→ **Records for the task**:

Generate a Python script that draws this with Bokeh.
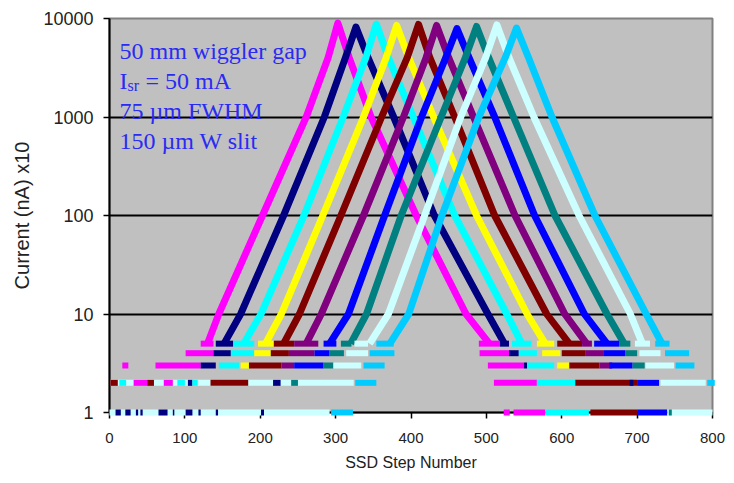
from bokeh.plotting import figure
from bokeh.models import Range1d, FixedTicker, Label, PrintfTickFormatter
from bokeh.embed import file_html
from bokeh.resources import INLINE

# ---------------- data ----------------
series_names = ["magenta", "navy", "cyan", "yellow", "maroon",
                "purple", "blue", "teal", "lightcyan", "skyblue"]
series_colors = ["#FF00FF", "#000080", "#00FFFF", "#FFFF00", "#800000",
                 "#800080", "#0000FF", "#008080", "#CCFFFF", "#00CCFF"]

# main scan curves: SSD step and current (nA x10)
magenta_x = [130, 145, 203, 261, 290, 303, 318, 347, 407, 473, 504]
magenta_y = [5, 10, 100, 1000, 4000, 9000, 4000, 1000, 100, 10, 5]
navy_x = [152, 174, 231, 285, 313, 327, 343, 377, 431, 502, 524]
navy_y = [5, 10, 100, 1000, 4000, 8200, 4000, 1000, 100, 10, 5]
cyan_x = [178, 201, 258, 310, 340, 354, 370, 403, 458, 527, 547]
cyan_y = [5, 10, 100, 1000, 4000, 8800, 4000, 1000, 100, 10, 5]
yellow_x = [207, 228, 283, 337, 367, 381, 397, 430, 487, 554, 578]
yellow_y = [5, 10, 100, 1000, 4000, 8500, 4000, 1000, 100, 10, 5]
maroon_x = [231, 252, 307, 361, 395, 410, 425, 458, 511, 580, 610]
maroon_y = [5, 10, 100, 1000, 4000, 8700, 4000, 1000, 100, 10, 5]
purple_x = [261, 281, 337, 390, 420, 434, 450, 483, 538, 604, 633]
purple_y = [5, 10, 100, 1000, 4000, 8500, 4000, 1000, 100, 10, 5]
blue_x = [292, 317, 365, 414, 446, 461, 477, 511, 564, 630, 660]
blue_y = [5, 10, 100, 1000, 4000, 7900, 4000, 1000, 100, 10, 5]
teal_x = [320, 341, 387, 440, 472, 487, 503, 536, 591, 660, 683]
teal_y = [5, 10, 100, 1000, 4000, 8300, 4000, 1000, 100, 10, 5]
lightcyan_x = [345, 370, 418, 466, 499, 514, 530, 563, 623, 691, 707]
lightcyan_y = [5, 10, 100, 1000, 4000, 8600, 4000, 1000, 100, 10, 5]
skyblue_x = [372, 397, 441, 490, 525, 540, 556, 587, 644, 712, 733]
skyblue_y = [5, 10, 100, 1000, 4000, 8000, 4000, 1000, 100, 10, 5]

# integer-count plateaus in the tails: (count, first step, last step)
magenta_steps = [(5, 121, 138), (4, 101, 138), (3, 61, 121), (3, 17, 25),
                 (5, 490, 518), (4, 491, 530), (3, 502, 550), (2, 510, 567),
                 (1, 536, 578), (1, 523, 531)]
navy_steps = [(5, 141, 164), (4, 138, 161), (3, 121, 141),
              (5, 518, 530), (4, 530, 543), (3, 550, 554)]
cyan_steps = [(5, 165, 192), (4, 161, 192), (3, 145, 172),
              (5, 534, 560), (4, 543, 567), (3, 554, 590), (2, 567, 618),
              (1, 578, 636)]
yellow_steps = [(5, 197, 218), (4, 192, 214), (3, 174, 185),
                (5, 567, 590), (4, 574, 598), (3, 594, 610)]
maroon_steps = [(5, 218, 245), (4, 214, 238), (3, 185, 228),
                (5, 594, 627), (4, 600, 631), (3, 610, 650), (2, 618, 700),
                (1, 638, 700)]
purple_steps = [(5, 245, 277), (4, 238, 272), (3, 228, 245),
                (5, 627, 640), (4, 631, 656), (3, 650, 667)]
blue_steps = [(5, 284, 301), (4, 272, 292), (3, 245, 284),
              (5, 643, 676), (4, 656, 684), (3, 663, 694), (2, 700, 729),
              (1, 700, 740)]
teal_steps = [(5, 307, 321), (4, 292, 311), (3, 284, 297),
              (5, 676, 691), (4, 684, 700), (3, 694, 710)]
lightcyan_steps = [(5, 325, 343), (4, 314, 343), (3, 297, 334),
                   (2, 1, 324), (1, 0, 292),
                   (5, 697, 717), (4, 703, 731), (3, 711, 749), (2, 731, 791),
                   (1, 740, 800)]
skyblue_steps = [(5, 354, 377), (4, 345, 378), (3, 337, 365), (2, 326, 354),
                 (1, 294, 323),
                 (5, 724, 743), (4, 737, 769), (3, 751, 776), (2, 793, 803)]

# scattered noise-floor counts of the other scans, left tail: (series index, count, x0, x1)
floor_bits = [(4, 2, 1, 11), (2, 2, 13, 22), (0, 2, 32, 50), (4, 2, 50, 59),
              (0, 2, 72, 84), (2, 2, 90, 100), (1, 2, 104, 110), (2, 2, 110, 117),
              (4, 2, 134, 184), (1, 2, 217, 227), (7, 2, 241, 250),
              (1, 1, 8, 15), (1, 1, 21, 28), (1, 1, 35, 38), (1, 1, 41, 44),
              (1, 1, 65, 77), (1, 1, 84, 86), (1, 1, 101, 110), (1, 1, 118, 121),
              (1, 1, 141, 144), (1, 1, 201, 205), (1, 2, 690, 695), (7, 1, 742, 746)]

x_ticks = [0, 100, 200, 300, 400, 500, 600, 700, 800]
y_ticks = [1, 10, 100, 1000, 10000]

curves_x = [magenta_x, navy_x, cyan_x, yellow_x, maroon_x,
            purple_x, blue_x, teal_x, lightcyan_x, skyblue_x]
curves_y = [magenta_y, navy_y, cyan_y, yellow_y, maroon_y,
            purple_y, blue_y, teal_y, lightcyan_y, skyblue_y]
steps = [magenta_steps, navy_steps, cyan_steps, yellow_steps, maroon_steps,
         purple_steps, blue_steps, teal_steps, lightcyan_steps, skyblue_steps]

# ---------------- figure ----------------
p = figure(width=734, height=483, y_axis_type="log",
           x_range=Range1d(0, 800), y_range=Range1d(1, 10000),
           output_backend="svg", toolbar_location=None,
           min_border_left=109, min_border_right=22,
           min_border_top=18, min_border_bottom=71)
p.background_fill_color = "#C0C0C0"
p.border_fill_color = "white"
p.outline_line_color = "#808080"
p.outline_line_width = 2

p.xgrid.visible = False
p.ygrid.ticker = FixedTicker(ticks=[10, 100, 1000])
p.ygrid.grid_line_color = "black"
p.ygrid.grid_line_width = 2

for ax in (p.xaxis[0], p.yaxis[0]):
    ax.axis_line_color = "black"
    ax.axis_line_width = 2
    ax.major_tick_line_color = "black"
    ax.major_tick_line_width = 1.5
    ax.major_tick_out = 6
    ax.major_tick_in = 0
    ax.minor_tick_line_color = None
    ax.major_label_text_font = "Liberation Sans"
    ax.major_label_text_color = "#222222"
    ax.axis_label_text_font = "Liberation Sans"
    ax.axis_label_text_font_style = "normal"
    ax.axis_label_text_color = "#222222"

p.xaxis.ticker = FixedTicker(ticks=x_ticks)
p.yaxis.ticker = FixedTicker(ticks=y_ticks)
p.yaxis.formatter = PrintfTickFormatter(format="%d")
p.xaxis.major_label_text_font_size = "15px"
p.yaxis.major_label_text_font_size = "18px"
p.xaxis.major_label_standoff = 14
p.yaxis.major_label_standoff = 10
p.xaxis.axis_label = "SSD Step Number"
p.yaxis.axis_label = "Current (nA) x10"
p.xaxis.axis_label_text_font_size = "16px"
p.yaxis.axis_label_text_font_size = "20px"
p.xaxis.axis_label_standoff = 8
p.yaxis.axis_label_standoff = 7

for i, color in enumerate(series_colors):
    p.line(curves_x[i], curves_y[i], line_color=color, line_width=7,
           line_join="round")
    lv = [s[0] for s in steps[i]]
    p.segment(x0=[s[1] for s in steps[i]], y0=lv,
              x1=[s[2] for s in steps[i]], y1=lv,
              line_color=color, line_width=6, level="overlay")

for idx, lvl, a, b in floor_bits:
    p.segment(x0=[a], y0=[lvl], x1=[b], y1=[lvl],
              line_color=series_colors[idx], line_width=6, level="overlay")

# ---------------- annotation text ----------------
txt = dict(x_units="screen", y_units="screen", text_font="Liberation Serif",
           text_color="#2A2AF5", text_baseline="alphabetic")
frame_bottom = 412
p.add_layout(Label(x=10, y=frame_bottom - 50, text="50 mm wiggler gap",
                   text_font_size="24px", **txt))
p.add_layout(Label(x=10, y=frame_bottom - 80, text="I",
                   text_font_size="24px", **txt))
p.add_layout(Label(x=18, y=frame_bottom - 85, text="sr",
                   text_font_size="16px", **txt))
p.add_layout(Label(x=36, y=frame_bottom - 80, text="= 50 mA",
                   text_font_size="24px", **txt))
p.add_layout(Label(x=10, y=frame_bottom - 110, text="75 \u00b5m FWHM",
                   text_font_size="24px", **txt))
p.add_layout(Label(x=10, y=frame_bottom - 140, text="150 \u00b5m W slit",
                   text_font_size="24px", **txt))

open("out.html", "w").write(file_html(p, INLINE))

==

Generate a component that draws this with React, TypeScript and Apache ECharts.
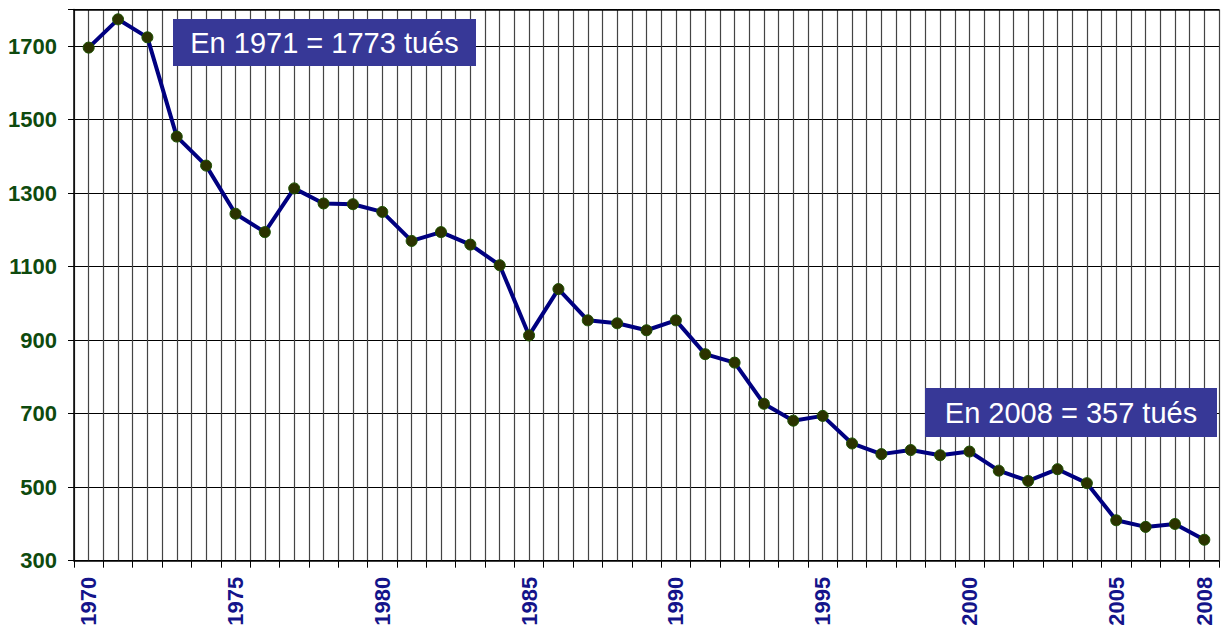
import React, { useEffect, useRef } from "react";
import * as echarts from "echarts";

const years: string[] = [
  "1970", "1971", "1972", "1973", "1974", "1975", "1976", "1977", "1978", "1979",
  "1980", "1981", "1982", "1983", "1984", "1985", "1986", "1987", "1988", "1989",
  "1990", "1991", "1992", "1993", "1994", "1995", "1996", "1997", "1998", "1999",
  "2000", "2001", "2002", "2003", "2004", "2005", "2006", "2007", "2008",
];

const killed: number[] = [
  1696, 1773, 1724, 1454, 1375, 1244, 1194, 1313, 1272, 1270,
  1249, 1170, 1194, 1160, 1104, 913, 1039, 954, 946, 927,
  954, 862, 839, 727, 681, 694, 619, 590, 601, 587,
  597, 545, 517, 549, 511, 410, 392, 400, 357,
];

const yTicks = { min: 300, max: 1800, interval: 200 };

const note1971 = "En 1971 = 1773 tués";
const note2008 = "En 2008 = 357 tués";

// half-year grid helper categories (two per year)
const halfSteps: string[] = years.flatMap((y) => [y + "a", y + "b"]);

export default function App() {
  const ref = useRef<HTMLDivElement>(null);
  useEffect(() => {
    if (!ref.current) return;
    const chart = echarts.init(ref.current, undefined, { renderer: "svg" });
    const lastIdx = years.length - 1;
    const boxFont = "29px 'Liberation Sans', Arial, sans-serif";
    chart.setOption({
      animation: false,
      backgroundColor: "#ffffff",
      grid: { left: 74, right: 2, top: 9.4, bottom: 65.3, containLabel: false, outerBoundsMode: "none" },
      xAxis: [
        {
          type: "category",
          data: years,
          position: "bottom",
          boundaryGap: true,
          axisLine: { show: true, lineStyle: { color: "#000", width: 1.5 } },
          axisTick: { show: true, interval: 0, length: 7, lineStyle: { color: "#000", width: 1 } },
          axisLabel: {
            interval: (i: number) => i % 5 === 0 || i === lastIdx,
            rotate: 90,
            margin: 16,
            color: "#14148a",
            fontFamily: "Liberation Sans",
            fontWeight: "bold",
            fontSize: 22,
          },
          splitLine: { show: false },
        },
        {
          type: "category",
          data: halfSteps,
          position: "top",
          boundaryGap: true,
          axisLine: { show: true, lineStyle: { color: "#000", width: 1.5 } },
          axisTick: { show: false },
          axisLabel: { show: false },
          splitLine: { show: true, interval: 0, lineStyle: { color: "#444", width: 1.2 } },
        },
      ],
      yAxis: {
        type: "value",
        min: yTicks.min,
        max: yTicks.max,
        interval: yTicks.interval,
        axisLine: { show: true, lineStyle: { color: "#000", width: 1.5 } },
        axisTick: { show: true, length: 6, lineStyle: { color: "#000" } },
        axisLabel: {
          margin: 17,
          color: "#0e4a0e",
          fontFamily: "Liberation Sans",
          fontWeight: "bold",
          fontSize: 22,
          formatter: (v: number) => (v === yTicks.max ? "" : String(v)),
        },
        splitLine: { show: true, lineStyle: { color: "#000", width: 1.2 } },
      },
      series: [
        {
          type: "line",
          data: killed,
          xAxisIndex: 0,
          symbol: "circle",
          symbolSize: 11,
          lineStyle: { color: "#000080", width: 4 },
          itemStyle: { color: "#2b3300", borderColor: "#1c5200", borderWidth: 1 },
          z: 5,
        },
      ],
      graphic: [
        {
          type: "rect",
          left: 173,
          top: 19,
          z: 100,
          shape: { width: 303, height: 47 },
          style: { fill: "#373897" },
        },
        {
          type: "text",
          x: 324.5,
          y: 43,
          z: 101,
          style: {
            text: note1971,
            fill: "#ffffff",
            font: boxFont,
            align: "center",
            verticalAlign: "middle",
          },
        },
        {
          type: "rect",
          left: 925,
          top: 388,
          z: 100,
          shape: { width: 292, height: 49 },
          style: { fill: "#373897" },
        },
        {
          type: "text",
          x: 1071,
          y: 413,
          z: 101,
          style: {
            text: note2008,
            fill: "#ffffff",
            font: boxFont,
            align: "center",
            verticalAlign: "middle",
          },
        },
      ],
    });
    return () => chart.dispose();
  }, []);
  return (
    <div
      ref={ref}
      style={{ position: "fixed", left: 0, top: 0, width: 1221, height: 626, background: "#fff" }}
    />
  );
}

* * *

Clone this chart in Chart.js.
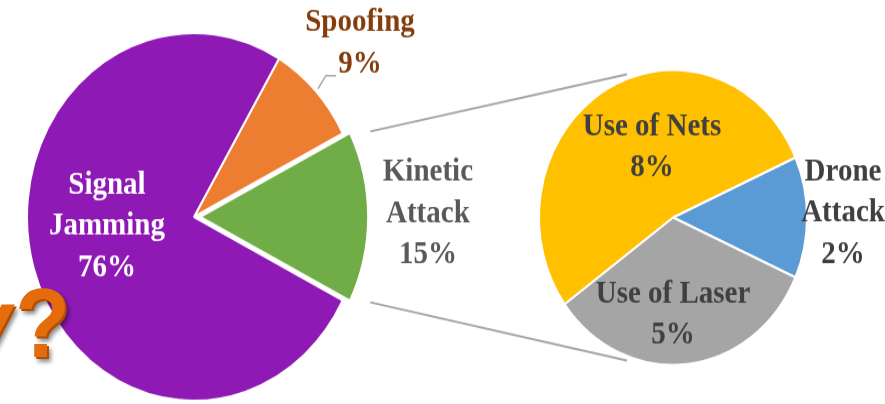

→ **Goal of the exercise**: From the material above, reproduce only what runs from the line holding "Generate a component" down to the line holding "import * as", both included, pictures excluded.

→ **Result of this exercise**:
Generate a component that draws this with React, TypeScript and Apache ECharts.
import React, { useEffect, useRef } from "react";
import * as echarts from "echarts";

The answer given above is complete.